Exercise aim
Can you transcribe every line exactly and leave the pictures behind?

Dataset excerpt
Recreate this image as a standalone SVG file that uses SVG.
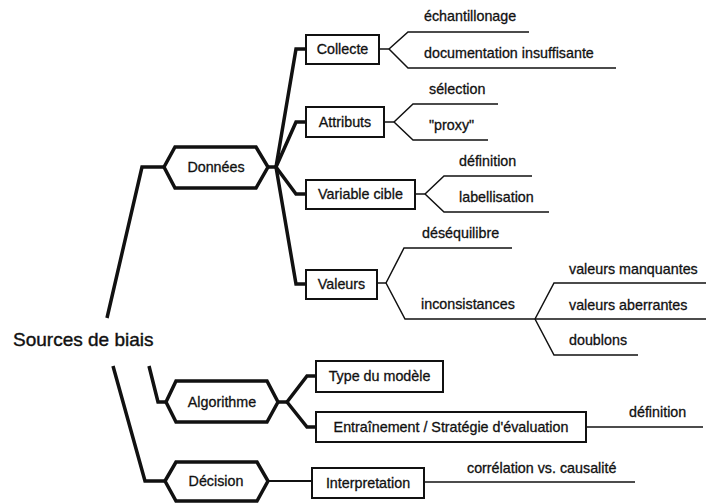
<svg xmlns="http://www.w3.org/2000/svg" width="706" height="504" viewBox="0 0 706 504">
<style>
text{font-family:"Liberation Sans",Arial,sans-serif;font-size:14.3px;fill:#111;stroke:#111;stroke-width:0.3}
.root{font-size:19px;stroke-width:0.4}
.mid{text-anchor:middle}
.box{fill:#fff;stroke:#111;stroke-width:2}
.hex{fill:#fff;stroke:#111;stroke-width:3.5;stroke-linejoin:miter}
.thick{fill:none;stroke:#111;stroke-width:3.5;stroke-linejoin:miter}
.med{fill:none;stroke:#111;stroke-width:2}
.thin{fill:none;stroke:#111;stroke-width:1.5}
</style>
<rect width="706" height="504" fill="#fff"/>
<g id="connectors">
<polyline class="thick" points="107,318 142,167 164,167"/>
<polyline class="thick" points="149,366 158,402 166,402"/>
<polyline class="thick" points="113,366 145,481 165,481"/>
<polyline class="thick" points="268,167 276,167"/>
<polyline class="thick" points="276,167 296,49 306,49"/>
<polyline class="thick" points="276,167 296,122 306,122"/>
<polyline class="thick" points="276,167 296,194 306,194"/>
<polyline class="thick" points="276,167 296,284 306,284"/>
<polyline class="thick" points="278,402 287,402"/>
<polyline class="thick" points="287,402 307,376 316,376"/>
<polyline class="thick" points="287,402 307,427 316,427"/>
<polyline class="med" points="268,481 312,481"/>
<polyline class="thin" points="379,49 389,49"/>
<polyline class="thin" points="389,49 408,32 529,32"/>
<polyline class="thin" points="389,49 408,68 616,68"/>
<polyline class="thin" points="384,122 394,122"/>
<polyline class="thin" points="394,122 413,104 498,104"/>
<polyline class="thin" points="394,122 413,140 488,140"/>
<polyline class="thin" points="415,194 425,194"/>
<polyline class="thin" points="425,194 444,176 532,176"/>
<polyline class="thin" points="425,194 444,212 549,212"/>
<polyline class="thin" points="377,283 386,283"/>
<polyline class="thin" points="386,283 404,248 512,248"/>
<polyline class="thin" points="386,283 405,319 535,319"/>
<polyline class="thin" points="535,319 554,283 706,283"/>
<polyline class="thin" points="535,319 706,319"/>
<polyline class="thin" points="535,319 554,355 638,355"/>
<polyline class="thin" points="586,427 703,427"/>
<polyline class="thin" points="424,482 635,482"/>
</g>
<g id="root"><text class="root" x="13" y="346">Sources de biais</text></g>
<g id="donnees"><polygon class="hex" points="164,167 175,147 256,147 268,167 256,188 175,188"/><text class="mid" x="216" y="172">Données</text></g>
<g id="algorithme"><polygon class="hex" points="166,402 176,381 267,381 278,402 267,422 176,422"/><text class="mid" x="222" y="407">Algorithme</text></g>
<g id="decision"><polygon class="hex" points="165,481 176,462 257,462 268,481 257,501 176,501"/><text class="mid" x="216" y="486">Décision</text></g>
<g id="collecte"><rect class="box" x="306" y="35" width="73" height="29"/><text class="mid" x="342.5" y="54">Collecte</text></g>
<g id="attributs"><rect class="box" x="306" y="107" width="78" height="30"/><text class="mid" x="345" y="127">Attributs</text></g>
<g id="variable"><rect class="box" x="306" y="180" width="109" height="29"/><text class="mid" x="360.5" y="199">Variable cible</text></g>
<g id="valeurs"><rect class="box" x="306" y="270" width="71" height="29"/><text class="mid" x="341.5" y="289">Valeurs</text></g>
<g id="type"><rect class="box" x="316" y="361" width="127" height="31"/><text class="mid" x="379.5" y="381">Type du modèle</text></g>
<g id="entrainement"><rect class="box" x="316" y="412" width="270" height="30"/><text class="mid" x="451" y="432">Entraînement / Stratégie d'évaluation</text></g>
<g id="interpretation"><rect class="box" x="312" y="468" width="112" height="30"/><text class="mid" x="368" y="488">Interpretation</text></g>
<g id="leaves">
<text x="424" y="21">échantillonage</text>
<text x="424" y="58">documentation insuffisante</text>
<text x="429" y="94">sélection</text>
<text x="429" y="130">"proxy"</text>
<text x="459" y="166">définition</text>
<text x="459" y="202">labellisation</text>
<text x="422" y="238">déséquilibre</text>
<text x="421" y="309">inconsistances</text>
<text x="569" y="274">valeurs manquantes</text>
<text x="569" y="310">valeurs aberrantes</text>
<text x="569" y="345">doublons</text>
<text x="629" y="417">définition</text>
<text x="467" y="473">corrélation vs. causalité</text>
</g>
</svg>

Solution to the problem
Recreate this image as a standalone SVG file that uses SVG.
<svg xmlns="http://www.w3.org/2000/svg" width="706" height="504" viewBox="0 0 706 504">
<style>
text{font-family:"Liberation Sans",Arial,sans-serif;font-size:14.3px;fill:#111;stroke:#111;stroke-width:0.3}
.root{font-size:19px;stroke-width:0.4}
.mid{text-anchor:middle}
.box{fill:#fff;stroke:#111;stroke-width:2}
.hex{fill:#fff;stroke:#111;stroke-width:3.5;stroke-linejoin:miter}
.thick{fill:none;stroke:#111;stroke-width:3.5;stroke-linejoin:miter}
.med{fill:none;stroke:#111;stroke-width:2}
.thin{fill:none;stroke:#111;stroke-width:1.5}
</style>
<rect width="706" height="504" fill="#fff"/>
<g id="connectors">
<polyline class="thick" points="107,318 142,167 164,167"/>
<polyline class="thick" points="149,366 158,402 166,402"/>
<polyline class="thick" points="113,366 145,481 165,481"/>
<polyline class="thick" points="268,167 276,167"/>
<polyline class="thick" points="276,167 296,49 306,49"/>
<polyline class="thick" points="276,167 296,122 306,122"/>
<polyline class="thick" points="276,167 296,194 306,194"/>
<polyline class="thick" points="276,167 296,284 306,284"/>
<polyline class="thick" points="278,402 287,402"/>
<polyline class="thick" points="287,402 307,376 316,376"/>
<polyline class="thick" points="287,402 307,427 316,427"/>
<polyline class="med" points="268,481 312,481"/>
<polyline class="thin" points="379,49 389,49"/>
<polyline class="thin" points="389,49 408,32 529,32"/>
<polyline class="thin" points="389,49 408,68 616,68"/>
<polyline class="thin" points="384,122 394,122"/>
<polyline class="thin" points="394,122 413,104 498,104"/>
<polyline class="thin" points="394,122 413,140 488,140"/>
<polyline class="thin" points="415,194 425,194"/>
<polyline class="thin" points="425,194 444,176 532,176"/>
<polyline class="thin" points="425,194 444,212 549,212"/>
<polyline class="thin" points="377,283 386,283"/>
<polyline class="thin" points="386,283 404,248 512,248"/>
<polyline class="thin" points="386,283 405,319 535,319"/>
<polyline class="thin" points="535,319 554,283 706,283"/>
<polyline class="thin" points="535,319 706,319"/>
<polyline class="thin" points="535,319 554,355 638,355"/>
<polyline class="thin" points="586,427 703,427"/>
<polyline class="thin" points="424,482 635,482"/>
</g>
<g id="root"><text class="root" x="13" y="346">Sources de biais</text></g>
<g id="donnees"><polygon class="hex" points="164,167 175,147 256,147 268,167 256,188 175,188"/><text class="mid" x="216" y="172">Données</text></g>
<g id="algorithme"><polygon class="hex" points="166,402 176,381 267,381 278,402 267,422 176,422"/><text class="mid" x="222" y="407">Algorithme</text></g>
<g id="decision"><polygon class="hex" points="165,481 176,462 257,462 268,481 257,501 176,501"/><text class="mid" x="216" y="486">Décision</text></g>
<g id="collecte"><rect class="box" x="306" y="35" width="73" height="29"/><text class="mid" x="342.5" y="54">Collecte</text></g>
<g id="attributs"><rect class="box" x="306" y="107" width="78" height="30"/><text class="mid" x="345" y="127">Attributs</text></g>
<g id="variable"><rect class="box" x="306" y="180" width="109" height="29"/><text class="mid" x="360.5" y="199">Variable cible</text></g>
<g id="valeurs"><rect class="box" x="306" y="270" width="71" height="29"/><text class="mid" x="341.5" y="289">Valeurs</text></g>
<g id="type"><rect class="box" x="316" y="361" width="127" height="31"/><text class="mid" x="379.5" y="381">Type du modèle</text></g>
<g id="entrainement"><rect class="box" x="316" y="412" width="270" height="30"/><text class="mid" x="451" y="432">Entraînement / Stratégie d'évaluation</text></g>
<g id="interpretation"><rect class="box" x="312" y="468" width="112" height="30"/><text class="mid" x="368" y="488">Interpretation</text></g>
<g id="leaves">
<text x="424" y="21">échantillonage</text>
<text x="424" y="58">documentation insuffisante</text>
<text x="429" y="94">sélection</text>
<text x="429" y="130">"proxy"</text>
<text x="459" y="166">définition</text>
<text x="459" y="202">labellisation</text>
<text x="422" y="238">déséquilibre</text>
<text x="421" y="309">inconsistances</text>
<text x="569" y="274">valeurs manquantes</text>
<text x="569" y="310">valeurs aberrantes</text>
<text x="569" y="345">doublons</text>
<text x="629" y="417">définition</text>
<text x="467" y="473">corrélation vs. causalité</text>
</g>
</svg>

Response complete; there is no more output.